Reed & Whitehouse Call for Extension of School Meal Flexibilities for Upcoming School Year
Waivers have allowed RIDE and partners to serve over one million meals and snacks to students since March
Providence, RI – U.S. Senators Jack Reed (D-RI) and Sheldon Whitehouse (D-RI) have joined U.S. Senators Maggie Hassan (D-NH) and Susan Collins (R-ME), and 32 of their colleagues in urging the United States Department of Agriculture (USDA) to continue flexibilities that have allowed students to keep receiving daily meals throughout the COVID-19 pandemic, even as schools transitioned to distance learning. If extended through the 2020-2021 school year, children would maintain access to nutritious meals regardless of school opening status, and struggling school nutrition programs would benefit from additional financial relief. These waivers and flexibilities have allowed the Rhode Island Department of Education and their partners to serve over a million meals and snacks to students since March.
“The COVID-19 pandemic has forced schools around the country to close their buildings and shift instruction to online and distance-learning models,” the Senators wrote in a letter to USDA Secretary Sonny Perdue. “For many children, school breakfast and lunch may be the only healthy and regular meals they receive.”
The Senators continued, “The economic crisis caused by the COVID-19 pandemic has also resulted in millions of parents losing their jobs, and millions more students will be dependent on school-provided meals.

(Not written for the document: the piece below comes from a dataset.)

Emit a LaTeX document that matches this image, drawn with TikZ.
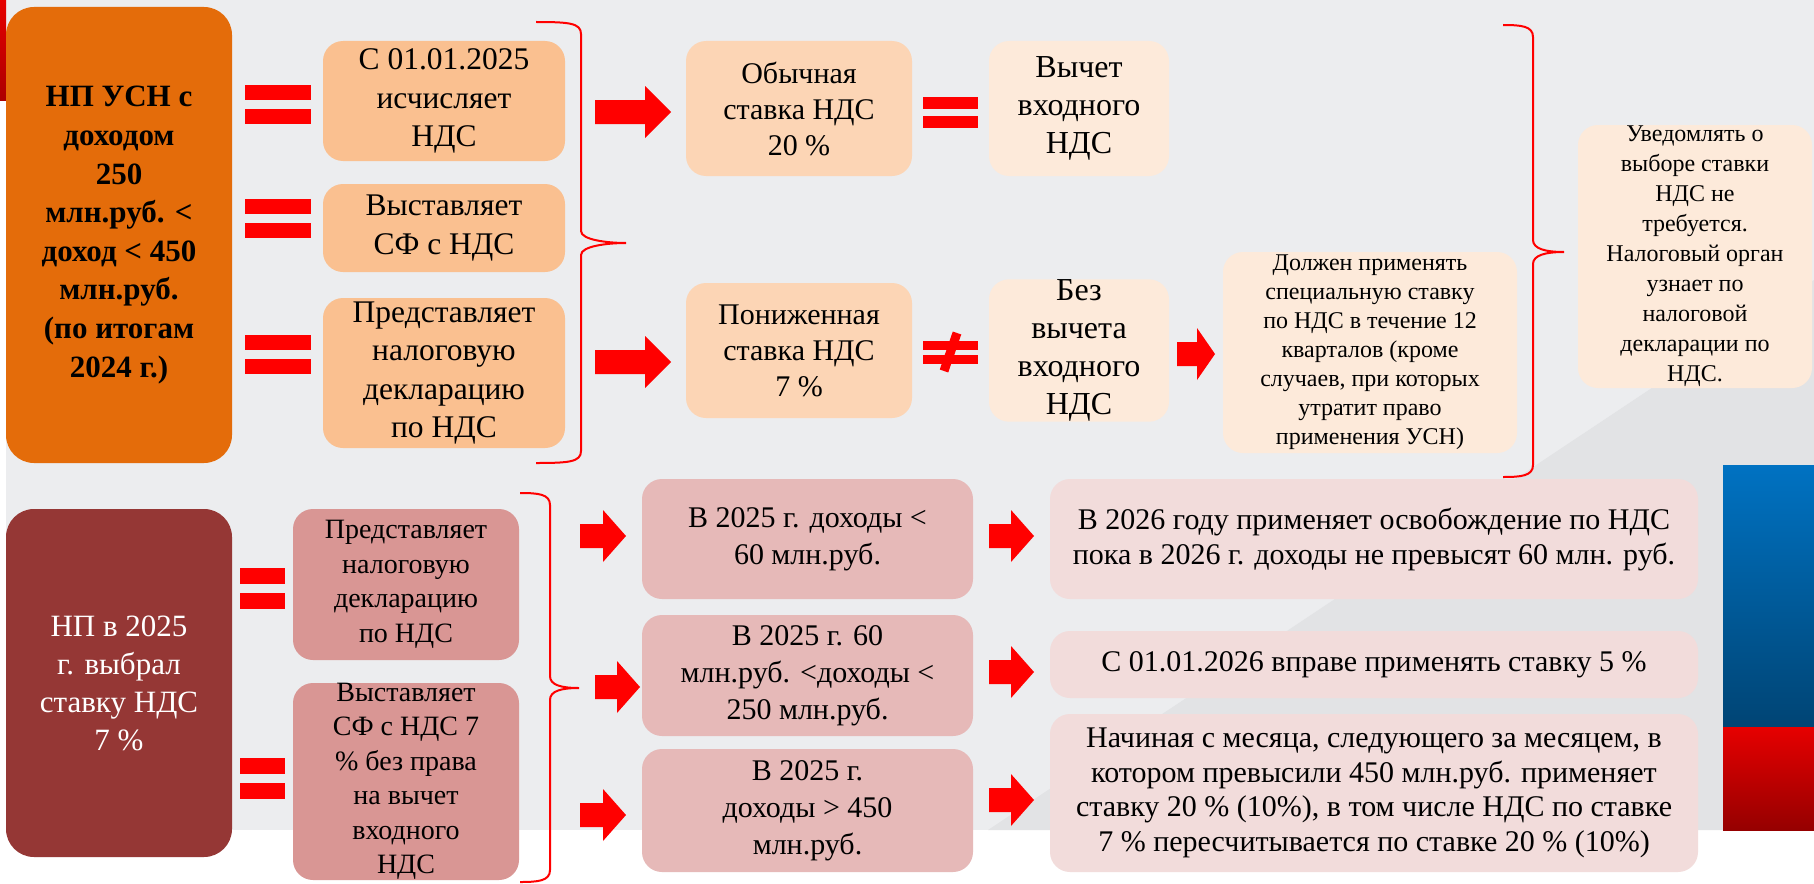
\documentclass[tikz,border=0pt]{standalone}
\usepackage{fontspec}
\setmainfont{Liberation Serif}
\usetikzlibrary{calc}

\definecolor{bggray}{HTML}{ECEDEF}
\definecolor{swoosh}{HTML}{E2E3E5}
\definecolor{arrred}{HTML}{FF0000}
\definecolor{orangeA}{HTML}{E46C0A}
\definecolor{peachA}{HTML}{FAC090}
\definecolor{peachB}{HTML}{FCD5B5}
\definecolor{peachC}{HTML}{FDEADA}
\definecolor{wine}{HTML}{953735}
\definecolor{roseA}{HTML}{D99694}
\definecolor{roseB}{HTML}{E6B9B8}
\definecolor{roseC}{HTML}{F2DCDB}
\definecolor{flagblue}{HTML}{0072C2}
\definecolor{flagred}{HTML}{E60000}

\newcommand\fsz[2]{\fontsize{#1}{#2}\selectfont}

% block arrow from #2 to #3, head length #1
\newcommand\fatarrow[3][26]{%
  \fill[arrred] let \p1=#2, \p2=#3 in
    (\x1,\y1+12pt) -- (\x2-#1pt,\y1+12pt) -- (\x2-#1pt,\y1+26pt) -- (\x2,\y1)
    -- (\x2-#1pt,\y1-26pt) -- (\x2-#1pt,\y1-12pt) -- (\x1,\y1-12pt) -- cycle;}

% red brace: end x, spine x, tip x, top y, tip y, bottom y
\newcommand\redbrace[6]{%
  \draw[brc] (#1,#4) .. controls (#2-12,#4) and (#2,#4+1) .. (#2,#4+12)
    -- (#2,#5-12) .. controls (#2,#5-3) and (#3-18,#5) .. (#3,#5)
    .. controls (#3-18,#5) and (#2,#5+3) .. (#2,#5+12)
    -- (#2,#6-12) .. controls (#2,#6-1) and (#2-12,#6) .. (#1,#6);}

\begin{document}
\begin{tikzpicture}[x=1pt, y=-1pt,
    box/.style={align=center, inner sep=0pt, rounded corners=20pt, text=black},
    bar/.style={fill=arrred},
    brc/.style={draw=arrred, line width=2pt}]

  \useasboundingbox (0,0) rectangle (1814,883);

  % background
  \fill[white] (0,0) rectangle (1814,883);
  \fill[bggray] (6,0) rectangle (1814,830);
  \fill[swoosh] (988,830) -- (1814,280) -- (1814,830) -- cycle;
  \shade[top color=flagred, bottom color=flagred!75!black] (0,0) rectangle (6,100);
  \shade[top color=flagblue, bottom color=flagblue!60!black] (1723,465) rectangle (1814,727);
  \shade[top color=flagred, bottom color=flagred!65!black] (1723,727) rectangle (1814,830);

  % upper part
  \node[box, fill=orangeA, minimum width=226pt, minimum height=456pt, rounded corners=28pt,
    font=\fsz{31}{38.6}\bfseries] (usn) at (119,235)
    {НП УСН с\\доходом\\250\\млн.руб. <\\доход < 450\\млн.руб.\\(по итогам\\2024 г.)};

  \node[box, fill=peachA, minimum width=242pt, minimum height=120pt, font=\fsz{31.5}{38.5}]
    (calc) at (444,101) {С 01.01.2025\\исчисляет\\НДС};
  \node[box, fill=peachA, minimum width=242pt, minimum height=88pt, font=\fsz{31.5}{38.5}]
    (sf) at (444,228) {Выставляет\\СФ с НДС};
  \node[box, fill=peachA, minimum width=242pt, minimum height=150pt, font=\fsz{31.5}{38.5}]
    (decl) at (444,373) {Представляет\\налоговую\\декларацию\\по НДС};

  \node[box, fill=peachB, minimum width=226pt, minimum height=135pt, font=\fsz{30}{36}]
    (usual) at (799,108.5) {Обычная\\ставка НДС\\20 \%};
  \node[box, fill=peachC, minimum width=180pt, minimum height=135pt, font=\fsz{32}{38.2}]
    (ded) at (1079,108.5) {Вычет\\входного\\НДС};
  \node[box, fill=peachB, minimum width=226pt, minimum height=135pt, font=\fsz{30}{36}]
    (low) at (799,350.5) {Пониженная\\ставка НДС\\7 \%};
  \node[box, fill=peachC, minimum width=180pt, minimum height=135pt, font=\fsz{32}{38.2}]
    (noded) at (1079,350.5) {Без\\вычета\\входного\\НДС};
  \node[box, fill=peachC, minimum width=294pt, minimum height=201pt, font=\fsz{24}{29}]
    (must) at (1370,352.5) {Должен применять\\специальную ставку\\по НДС в течение 12\\кварталов (кроме\\случаев, при которых\\утратит право\\применения УСН)};
  \node[box, fill=peachC, minimum width=234pt, minimum height=263pt, font=\fsz{24}{30}]
    (notice) at (1695,256.5) {Уведомлять о\\выборе ставки\\НДС не\\требуется.\\Налоговый орган\\узнает по\\налоговой\\декларации по\\НДС.};

  % equal signs
  \foreach \y in {85,199,335} {
    \fill[bar] (245,\y) rectangle ++(66,15);
    \fill[bar] (245,\y+24) rectangle ++(66,15);
  }
  \fill[bar] (923,97) rectangle (978,109);
  \fill[bar] (923,116) rectangle (978,128);
  \fill[bar] (923,341) rectangle (978,350);
  \fill[bar] (923,355) rectangle (978,364);
  \draw[arrred, line width=9pt] (944,371) -- (957,333);

  % braces
  \redbrace{536}{581}{626}{22}{243}{463}
  \redbrace{1503}{1533}{1564}{25}{252}{477}

  % arrows
  \coordinate (ar1a) at (595,112);  \coordinate (ar1b) at (671,112);
  \coordinate (ar2a) at (595,362);  \coordinate (ar2b) at (671,362);
  \coordinate (ar3a) at (1177,354); \coordinate (ar3b) at (1215,354);
  \fatarrow{(ar1a)}{(ar1b)}
  \fatarrow{(ar2a)}{(ar2b)}
  \fatarrow[18]{(ar3a)}{(ar3b)}

  % lower part
  \node[box, fill=wine, text=white, minimum width=226pt, minimum height=348pt, rounded corners=28pt,
    font=\fsz{31}{38}] (rate7) at (119,683) {НП в 2025\\г. выбрал\\ставку НДС\\7 \%};

  \node[box, fill=roseA, minimum width=226pt, minimum height=151pt, font=\fsz{28}{34.5}]
    (decl2) at (406,584.5) {Представляет\\налоговую\\декларацию\\по НДС};
  \node[box, fill=roseA, minimum width=226pt, minimum height=197pt, font=\fsz{28}{34.5}]
    (sf2) at (406,781.5) {Выставляет\\СФ с НДС 7\\\% без права\\на вычет\\входного\\НДС};

  \foreach \y in {568,758} {
    \fill[bar] (240,\y) rectangle ++(45,15.5);
    \fill[bar] (240,\y+25) rectangle ++(45,15.5);
  }
  \redbrace{520}{550}{579}{493}{688}{882}

  \node[box, fill=roseB, minimum width=331pt, minimum height=120pt, font=\fsz{30}{37}]
    (inc60) at (807.5,539) {В 2025 г. доходы <\\60 млн.руб.};
  \node[box, fill=roseB, minimum width=331pt, minimum height=121pt, font=\fsz{30}{37}]
    (inc250) at (807.5,675.5) {В 2025 г. 60\\млн.руб. <доходы <\\250 млн.руб.};
  \node[box, fill=roseB, minimum width=331pt, minimum height=123pt, font=\fsz{30}{37}]
    (inc450) at (807.5,810.5) {В 2025 г.\\доходы > 450\\млн.руб.};

  \node[box, fill=roseC, minimum width=648pt, minimum height=120pt, font=\fsz{30}{35}]
    (free) at (1374,539) {В 2026 году применяет освобождение по НДС\\пока в 2026 г. доходы не превысят 60 млн. руб.};
  \node[box, fill=roseC, minimum width=648pt, minimum height=67pt, font=\fsz{30}{35}]
    (rate5) at (1374,664.5) {С 01.01.2026 вправе применять ставку 5 \%};
  \node[box, fill=roseC, minimum width=648pt, minimum height=158pt, font=\fsz{30}{34.7}]
    (rate20) at (1374,793) {Начиная с месяца, следующего за месяцем, в\\котором превысили 450 млн.руб. применяет\\ставку 20 \% (10\%), в том числе НДС по ставке\\7 \% пересчитывается по ставке 20 \% (10\%)};

  \coordinate (ar4a) at (580,536);  \coordinate (ar4b) at (626,536);
  \coordinate (ar5a) at (595,687);  \coordinate (ar5b) at (640,687);
  \coordinate (ar6a) at (580,815);  \coordinate (ar6b) at (626,815);
  \coordinate (ar7a) at (989,536);  \coordinate (ar7b) at (1034,536);
  \coordinate (ar8a) at (989,672);  \coordinate (ar8b) at (1034,672);
  \coordinate (ar9a) at (989,800);  \coordinate (ar9b) at (1034,800);
  \foreach \k in {4,...,9} {\fatarrow[23]{(ar\k a)}{(ar\k b)}}

\end{tikzpicture}
\end{document}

School meal program directors must begin procuring food, equipment, and supplies and placing orders now in preparation for the upcoming school year.”
To help ensure school meal program directors and staff have the certainty that they need to begin preparing for the upcoming school year, the Senators are urging the USDA to extend a variety of waivers that will help ensure low-income students can access school-provided meals throughout the upcoming school year.
Additionally, the Senators are calling on the USDA to reimburse schools for the transportation costs for delivering meals to low-income students: “While many school meal programs are managing these costs for the time-being, they cannot continue absorbing them for the foreseeable future. We ask that the USDA make additional funds available to schools to assist with the cost of delivering meals to low-income students until regular school operations are restored.”
The National School Lunch Program provides low-cost or free daily lunches to over 72,000 Rhode Island children.